THE REQUEST:
Quote the whole listing word for word. Do not include the pictures.

________________________________________

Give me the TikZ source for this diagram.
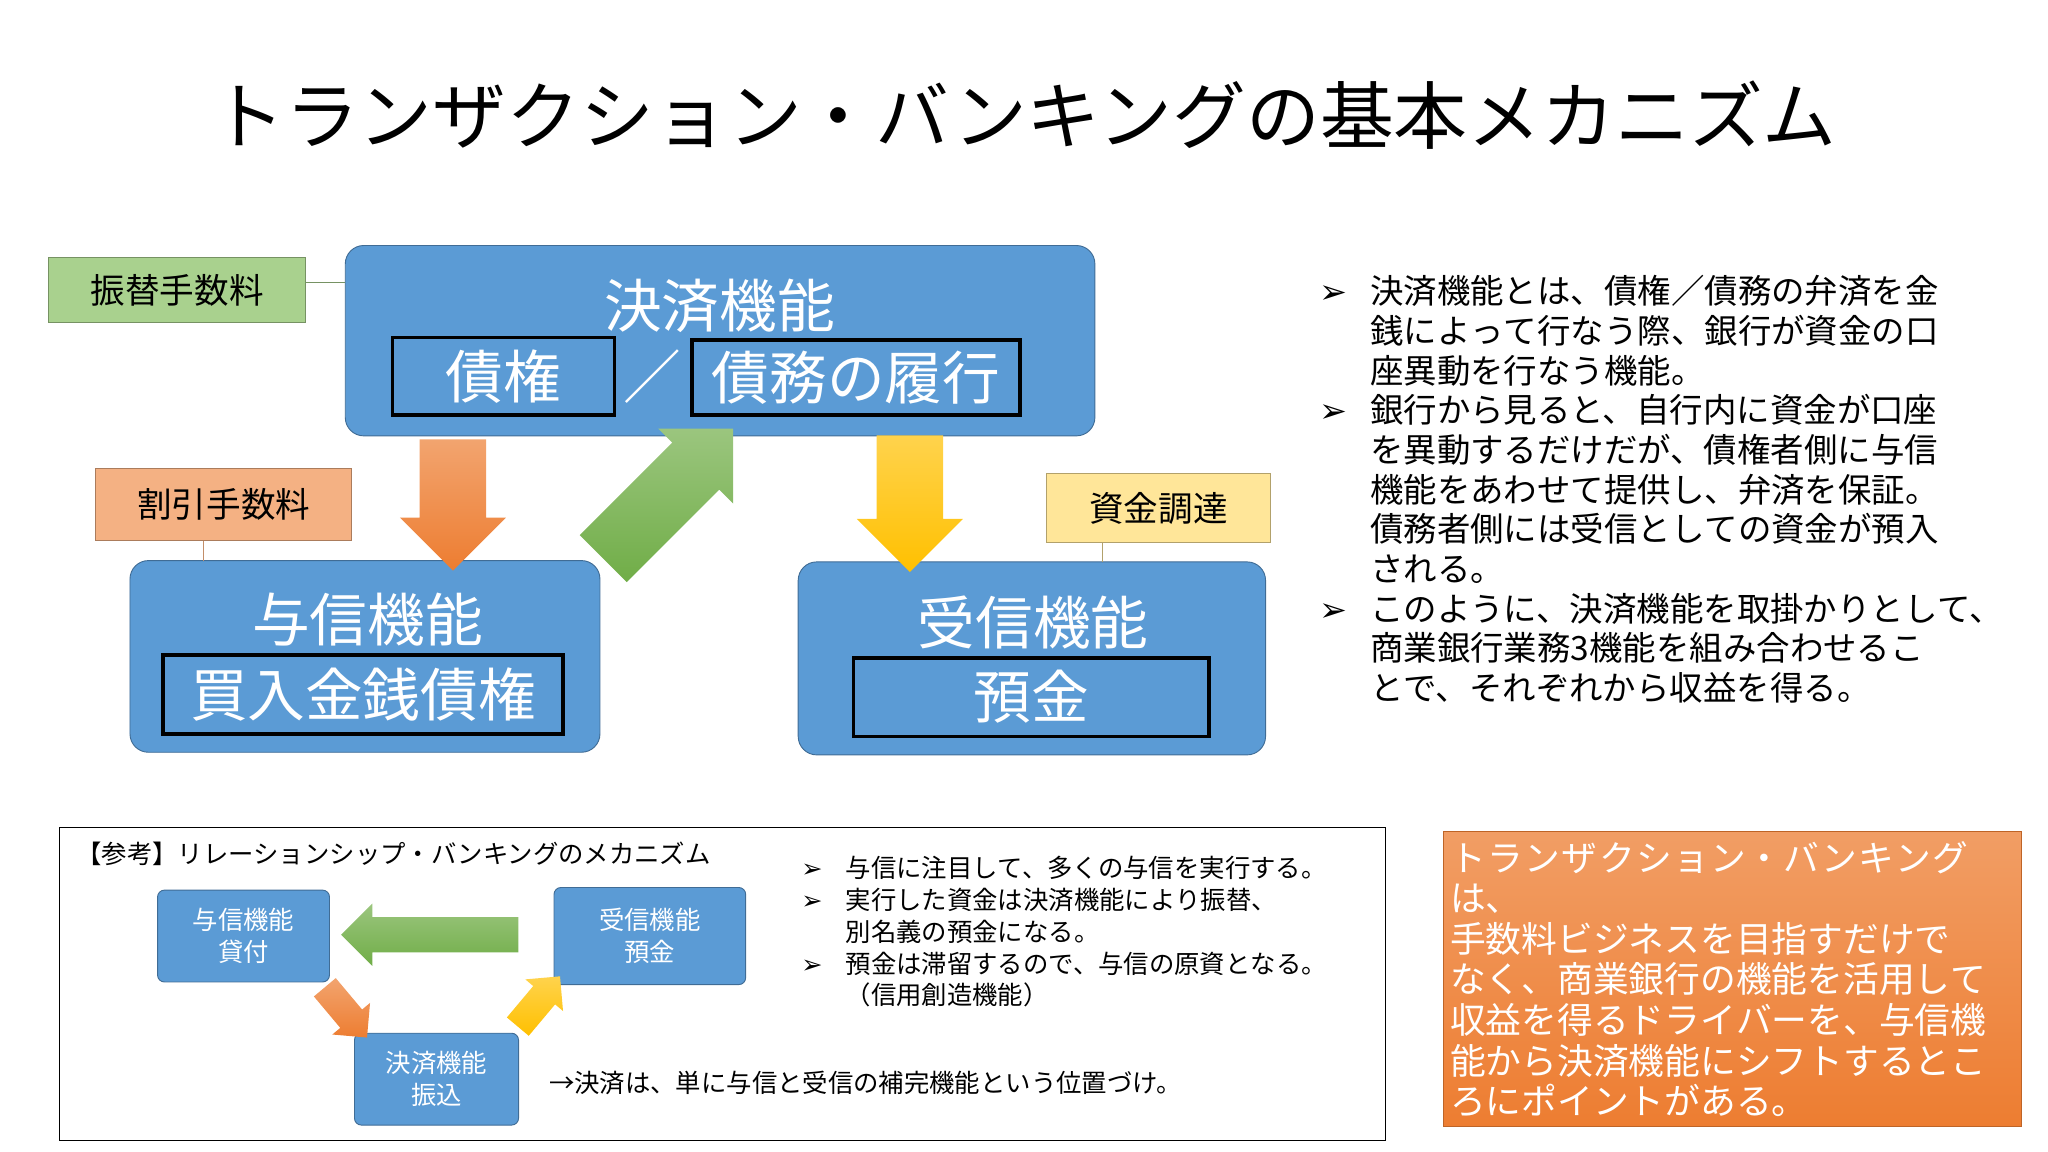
\documentclass[tikz,border=0pt]{standalone}
\usepackage{fontspec}
\setmainfont{Noto Sans CJK JP}
\newfontfamily\bulletfont{DejaVu Sans}
\XeTeXlinebreaklocale "ja"
\XeTeXlinebreakskip=0pt plus 1pt
\usetikzlibrary{shapes.arrows,positioning}
\definecolor{boxblue}{HTML}{5B9BD5}
\definecolor{boxgreen}{HTML}{A9D18E}
\definecolor{boxorange}{HTML}{F4B183}
\definecolor{boxyellow}{HTML}{FFE699}
\definecolor{arrorange}{HTML}{ED7D31}
\definecolor{arrgreen}{HTML}{70AD47}
\definecolor{arryellow}{HTML}{FFC000}
\newcommand{\bul}{{\bulletfont\char"27A2}}
\tikzset{
  fee/.style={draw=#1!70!black, fill=#1, text=black, font=\fontsize{15}{15}\selectfont, minimum height=1cm, inner sep=0pt},
  func/.style={draw=boxblue!70!black, fill=boxblue, rounded corners=8pt},
  inner/.style={draw=black, line width=1.6pt, text=white, font=\fontsize{25}{25}\selectfont, inner sep=0pt},
  small/.style={draw=boxblue!70!black, fill=boxblue, rounded corners=3pt, text=white, align=center, font=\fontsize{11}{14}\selectfont},
  fat/.style={single arrow, draw=none, minimum height=2cm, minimum width=1.6cm, single arrow head extend=0.3cm, inner xsep=0pt, inner ysep=0.5cm, top color=#1!70!white, bottom color=#1},
  btext/.style={anchor=north west, align=left, text width=#1},
}
\begin{document}
\begin{tikzpicture}[x=0.02cm,y=-0.02cm]
\useasboundingbox (0,0) rectangle (1560,877);
\node (title) at (780,88) {\fontsize{32}{32}\selectfont トランザクション・バンキングの基本メカニズム};

% upper diagram
\draw[func] (263,187) rectangle (834,332);
\node[text=white, font=\fontsize{25}{25}\selectfont] (kessai) at (548,233) {決済機能};
\node[inner, minimum width=3.38cm, minimum height=1.18cm] (saiken) at (383.5,286.5) {債権};
\node[text=white, font=\fontsize{25}{25}\selectfont] (slash) at (497,287) {／};
\node[inner, minimum width=5cm, minimum height=1.14cm] (saimu) at (652,287.5) {債務の履行};

\draw[func] (99,427) rectangle (457,573);
\node[text=white, font=\fontsize{25}{25}\selectfont] (yoshin) at (280,472) {与信機能};
\node[inner, minimum width=6.1cm, minimum height=1.2cm] (kainyu) at (276.5,529) {買入金銭債権};

\draw[func] (608,428) rectangle (964,575);
\node[text=white, font=\fontsize{25}{25}\selectfont] (jushin) at (787,474) {受信機能};
\node[inner, minimum width=5.42cm, minimum height=1.2cm] (yokin) at (785.5,531) {預金};

\node[fee=boxgreen, minimum width=3.92cm] (furikae) at (135,221) {振替手数料};
\node[fee=boxorange, minimum width=3.9cm, minimum height=1.1cm] (waribiki) at (170.5,384.5) {割引手数料};
\node[fee=boxyellow, minimum width=3.42cm, minimum height=1.04cm] (shikin) at (882.5,387) {資金調達};
\coordinate (c1) at (263,215);
\coordinate (c2) at (155,427);
\coordinate (c3) at (840,428);
\draw[boxgreen!70!black] (furikae.east |- c1) -- (c1);
\draw[boxorange!80!black] (waribiki.south -| c2) -- (c2);
\draw[boxyellow!70!black] (shikin.south -| c3) -- (c3);

\node[fat=arrorange, rotate=-90, minimum height=2.0cm] (a1) at (345,372) {};
\node[fat=arryellow, rotate=-90, minimum height=2.08cm] (a2) at (693,371) {};
\node[fat=arrgreen, rotate=45, minimum height=2.8cm] (a3) at (500,385) {};

\node[btext=10.6cm, font=\fontsize{14.5}{17.2}\selectfont] (notes) at (1000,195) {%
\begin{list}{\bul}{\leftmargin=0.75cm\labelsep=0.35cm\itemsep=0pt\parsep=0pt\topsep=0pt}
\item 決済機能とは、債権／債務の弁済を金\\銭によって行なう際、銀行が資金の口\\座異動を行なう機能。
\item 銀行から見ると、自行内に資金が口座\\を異動するだけだが、債権者側に与信\\機能をあわせて提供し、弁済を保証。\\債務者側には受信としての資金が預入\\される。
\item このように、決済機能を取掛かりとして、\\商業銀行業務3機能を組み合わせるこ\\とで、それぞれから収益を得る。
\end{list}};

% reference box
\draw (45,630) rectangle (1055,869);
\node[anchor=west, font=\fontsize{11}{11}\selectfont] (ref) at (52,650) {【参考】リレーションシップ・バンキングのメカニズム};
\node[small, minimum width=2.62cm, minimum height=1.4cm] (s1) at (185.5,713) {与信機能\\貸付};
\node[small, minimum width=2.92cm, minimum height=1.48cm] (s2) at (495,713) {受信機能\\預金};
\node[small, minimum width=2.5cm, minimum height=1.4cm] (s3) at (332.5,822) {決済機能\\振込};
\node[fat=arrgreen, rotate=180, minimum height=2.7cm, minimum width=0.95cm, inner ysep=0.25cm, single arrow head extend=0.2cm] (b1) at (334,712) {};
\node[fat=arrorange, rotate=-50, minimum height=1cm, minimum width=0.75cm, inner ysep=0.2cm, single arrow head extend=0.15cm] (b2) at (260,767) {};
\node[fat=arryellow, rotate=50, minimum height=1cm, minimum width=0.75cm, inner ysep=0.2cm, single arrow head extend=0.15cm] (b3) at (407,767) {};
\node[anchor=west, font=\fontsize{11}{11}\selectfont] (kessaiNote) at (412,825) {→決済は、単に与信と受信の補完機能という位置づけ。};
\node[btext=9.2cm, font=\fontsize{11}{13.8}\selectfont] (refnotes) at (598,638) {%
\begin{list}{\bul}{\leftmargin=0.8cm\labelsep=0.35cm\itemsep=0pt\parsep=0pt\topsep=0pt}
\item 与信に注目して、多くの与信を実行する。
\item 実行した資金は決済機能により振替、\\別名義の預金になる。
\item 預金は滞留するので、与信の原資となる。\\（信用創造機能）
\end{list}};

% conclusion
\node[draw=arrorange!80!black, top color=arrorange!75!white, bottom color=arrorange, text=white, anchor=north west, minimum width=8.74cm, minimum height=4.5cm, text width=8.6cm, inner sep=3pt, align=left, font=\fontsize{15.5}{17.6}\selectfont] (concl) at (1099,633) {トランザクション・バンキングは、\\手数料ビジネスを目指すだけで\\なく、商業銀行の機能を活用して\\収益を得るドライバーを、与信機\\能から決済機能にシフトするとこ\\ろにポイントがある。};
\end{tikzpicture}
\end{document}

________________________________________

WRITTEN ANSWER:
Give me the TikZ source for this diagram.
\documentclass[tikz,border=0pt]{standalone}
\usepackage{fontspec}
\setmainfont{Noto Sans CJK JP}
\newfontfamily\bulletfont{DejaVu Sans}
\XeTeXlinebreaklocale "ja"
\XeTeXlinebreakskip=0pt plus 1pt
\usetikzlibrary{shapes.arrows,positioning}
\definecolor{boxblue}{HTML}{5B9BD5}
\definecolor{boxgreen}{HTML}{A9D18E}
\definecolor{boxorange}{HTML}{F4B183}
\definecolor{boxyellow}{HTML}{FFE699}
\definecolor{arrorange}{HTML}{ED7D31}
\definecolor{arrgreen}{HTML}{70AD47}
\definecolor{arryellow}{HTML}{FFC000}
\newcommand{\bul}{{\bulletfont\char"27A2}}
\tikzset{
  fee/.style={draw=#1!70!black, fill=#1, text=black, font=\fontsize{15}{15}\selectfont, minimum height=1cm, inner sep=0pt},
  func/.style={draw=boxblue!70!black, fill=boxblue, rounded corners=8pt},
  inner/.style={draw=black, line width=1.6pt, text=white, font=\fontsize{25}{25}\selectfont, inner sep=0pt},
  small/.style={draw=boxblue!70!black, fill=boxblue, rounded corners=3pt, text=white, align=center, font=\fontsize{11}{14}\selectfont},
  fat/.style={single arrow, draw=none, minimum height=2cm, minimum width=1.6cm, single arrow head extend=0.3cm, inner xsep=0pt, inner ysep=0.5cm, top color=#1!70!white, bottom color=#1},
  btext/.style={anchor=north west, align=left, text width=#1},
}
\begin{document}
\begin{tikzpicture}[x=0.02cm,y=-0.02cm]
\useasboundingbox (0,0) rectangle (1560,877);
\node (title) at (780,88) {\fontsize{32}{32}\selectfont トランザクション・バンキングの基本メカニズム};

% upper diagram
\draw[func] (263,187) rectangle (834,332);
\node[text=white, font=\fontsize{25}{25}\selectfont] (kessai) at (548,233) {決済機能};
\node[inner, minimum width=3.38cm, minimum height=1.18cm] (saiken) at (383.5,286.5) {債権};
\node[text=white, font=\fontsize{25}{25}\selectfont] (slash) at (497,287) {／};
\node[inner, minimum width=5cm, minimum height=1.14cm] (saimu) at (652,287.5) {債務の履行};

\draw[func] (99,427) rectangle (457,573);
\node[text=white, font=\fontsize{25}{25}\selectfont] (yoshin) at (280,472) {与信機能};
\node[inner, minimum width=6.1cm, minimum height=1.2cm] (kainyu) at (276.5,529) {買入金銭債権};

\draw[func] (608,428) rectangle (964,575);
\node[text=white, font=\fontsize{25}{25}\selectfont] (jushin) at (787,474) {受信機能};
\node[inner, minimum width=5.42cm, minimum height=1.2cm] (yokin) at (785.5,531) {預金};

\node[fee=boxgreen, minimum width=3.92cm] (furikae) at (135,221) {振替手数料};
\node[fee=boxorange, minimum width=3.9cm, minimum height=1.1cm] (waribiki) at (170.5,384.5) {割引手数料};
\node[fee=boxyellow, minimum width=3.42cm, minimum height=1.04cm] (shikin) at (882.5,387) {資金調達};
\coordinate (c1) at (263,215);
\coordinate (c2) at (155,427);
\coordinate (c3) at (840,428);
\draw[boxgreen!70!black] (furikae.east |- c1) -- (c1);
\draw[boxorange!80!black] (waribiki.south -| c2) -- (c2);
\draw[boxyellow!70!black] (shikin.south -| c3) -- (c3);

\node[fat=arrorange, rotate=-90, minimum height=2.0cm] (a1) at (345,372) {};
\node[fat=arryellow, rotate=-90, minimum height=2.08cm] (a2) at (693,371) {};
\node[fat=arrgreen, rotate=45, minimum height=2.8cm] (a3) at (500,385) {};

\node[btext=10.6cm, font=\fontsize{14.5}{17.2}\selectfont] (notes) at (1000,195) {%
\begin{list}{\bul}{\leftmargin=0.75cm\labelsep=0.35cm\itemsep=0pt\parsep=0pt\topsep=0pt}
\item 決済機能とは、債権／債務の弁済を金\\銭によって行なう際、銀行が資金の口\\座異動を行なう機能。
\item 銀行から見ると、自行内に資金が口座\\を異動するだけだが、債権者側に与信\\機能をあわせて提供し、弁済を保証。\\債務者側には受信としての資金が預入\\される。
\item このように、決済機能を取掛かりとして、\\商業銀行業務3機能を組み合わせるこ\\とで、それぞれから収益を得る。
\end{list}};

% reference box
\draw (45,630) rectangle (1055,869);
\node[anchor=west, font=\fontsize{11}{11}\selectfont] (ref) at (52,650) {【参考】リレーションシップ・バンキングのメカニズム};
\node[small, minimum width=2.62cm, minimum height=1.4cm] (s1) at (185.5,713) {与信機能\\貸付};
\node[small, minimum width=2.92cm, minimum height=1.48cm] (s2) at (495,713) {受信機能\\預金};
\node[small, minimum width=2.5cm, minimum height=1.4cm] (s3) at (332.5,822) {決済機能\\振込};
\node[fat=arrgreen, rotate=180, minimum height=2.7cm, minimum width=0.95cm, inner ysep=0.25cm, single arrow head extend=0.2cm] (b1) at (334,712) {};
\node[fat=arrorange, rotate=-50, minimum height=1cm, minimum width=0.75cm, inner ysep=0.2cm, single arrow head extend=0.15cm] (b2) at (260,767) {};
\node[fat=arryellow, rotate=50, minimum height=1cm, minimum width=0.75cm, inner ysep=0.2cm, single arrow head extend=0.15cm] (b3) at (407,767) {};
\node[anchor=west, font=\fontsize{11}{11}\selectfont] (kessaiNote) at (412,825) {→決済は、単に与信と受信の補完機能という位置づけ。};
\node[btext=9.2cm, font=\fontsize{11}{13.8}\selectfont] (refnotes) at (598,638) {%
\begin{list}{\bul}{\leftmargin=0.8cm\labelsep=0.35cm\itemsep=0pt\parsep=0pt\topsep=0pt}
\item 与信に注目して、多くの与信を実行する。
\item 実行した資金は決済機能により振替、\\別名義の預金になる。
\item 預金は滞留するので、与信の原資となる。\\（信用創造機能）
\end{list}};

% conclusion
\node[draw=arrorange!80!black, top color=arrorange!75!white, bottom color=arrorange, text=white, anchor=north west, minimum width=8.74cm, minimum height=4.5cm, text width=8.6cm, inner sep=3pt, align=left, font=\fontsize{15.5}{17.6}\selectfont] (concl) at (1099,633) {トランザクション・バンキングは、\\手数料ビジネスを目指すだけで\\なく、商業銀行の機能を活用して\\収益を得るドライバーを、与信機\\能から決済機能にシフトするとこ\\ろにポイントがある。};
\end{tikzpicture}
\end{document}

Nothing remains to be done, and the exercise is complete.